Dua Front Perjuangan: Meja Hijau & Kantor DPRD
Konflik mencapai titik panas di dua arena, Gugatan Robert Aritonang & Polinawaty di PN Muara Enim
Sidang pembuktian gugatan lahan 66,72 hektare melawan PTBA dan PT Bumi Sawindo Permai (BSP) kembali digelar (14/4/2025). Pasangan ini menuntut:
Putusan Provisi penghentian sementara aktivitas tambang dan penggusuran di lahan sengketa (Desa Darmo, Lawang Kidul).
“Hentikan pekerjaan di lahan kami! Hormati proses hukum!” desak Polinawaty di depan Pengadilan Negeri Muara Enim.
Kuasa hukum penggugat, Sabar Ompu Sunggu, mengecam pelanggaran status quo: “Ini intimidasi Bisa picu pertumpahan darah!” dan mendesak intervensi Presiden Prabowo dan MenBUMN Erick Thohir.
Sebagaimana Dilansir dari Remol Sumsel PT BSP melalui kuasa hukumnya, Dr. Firmansyah, menyatakan akan menanggapi permohonan provisi setelah mempelajari bukti. Sidang pembuktian tergugat dijadwalkan 21 April 2025.
Di luar kasus Robert-Polinawaty, ratusan kepala keluarga (KK) di Desa Darmo menghadap Komisi I DPRD Muara Enim (3/2/2025).
“300 KK terdampak, hampir seluruh Desa Darmo habis jadi tambang. Ganti rugi tak jelas sejak 2023” protes Sulbahri, juru bicara warga.
Mereka menuntut kejelasan ganti rugi lahan/kebun di wilayah Bangko Tengah Blok B sebelum aktivitas tambang meluas.
Ketua BPD Desa Darmo, Herlanudin, mendampingi warga menekankan urgensi penyelesaian: “Perusahaan sudah mulai bekerja di sekitar lahan warga. Resah kami makin menjadi.”
Warga Tanjung Enim menegaskan perjuangan mereka bukan sekadar ganti rugi materi: 1. Pemulihan Lingkungan: Reklamasi lahan bekas tambang (void) yang berdampak pada ekosistem dan kesehatan. 2. Pengakuan Identitas: Pembangunan tidak boleh menghapus sejarah dan hak sosio-kultural masyarakat adat/lokal. 3. Keterwakilan Nyata: “Sudah waktunya putra terbaik Tanjung Enim memimpin PTBA. Kami ingin jadi tuan di tanah sendiri”

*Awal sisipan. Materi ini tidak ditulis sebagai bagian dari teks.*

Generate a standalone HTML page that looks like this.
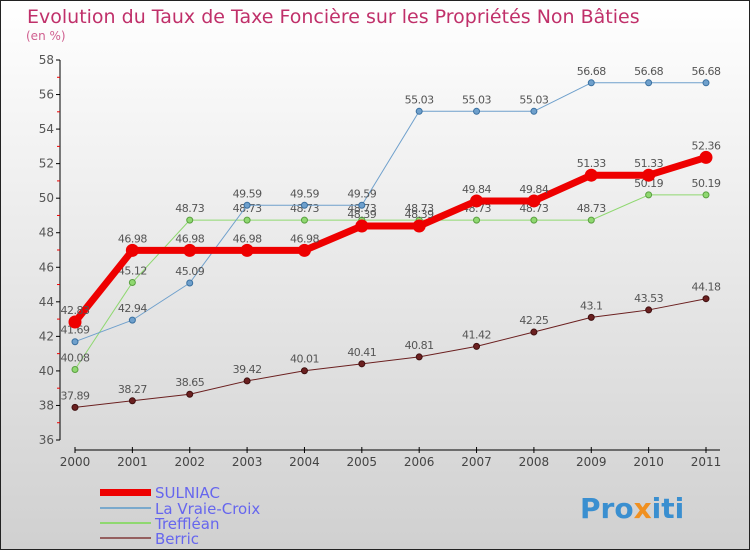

4. Distribusi Manfaat Adil: Masyarakat harus merasakan kemakmuran dari kekayaan alam yang dikorbankan.
Tanjung Enim memiliki hubungan yang sangat erat dengan PT Bukit Asam Tbk (PTBA). PTBA adalah perusahaan tambang batu bara terbesar di Indonesia, dengan wilayah operasional utama di Tanjung Enim, Sumatera Selatan.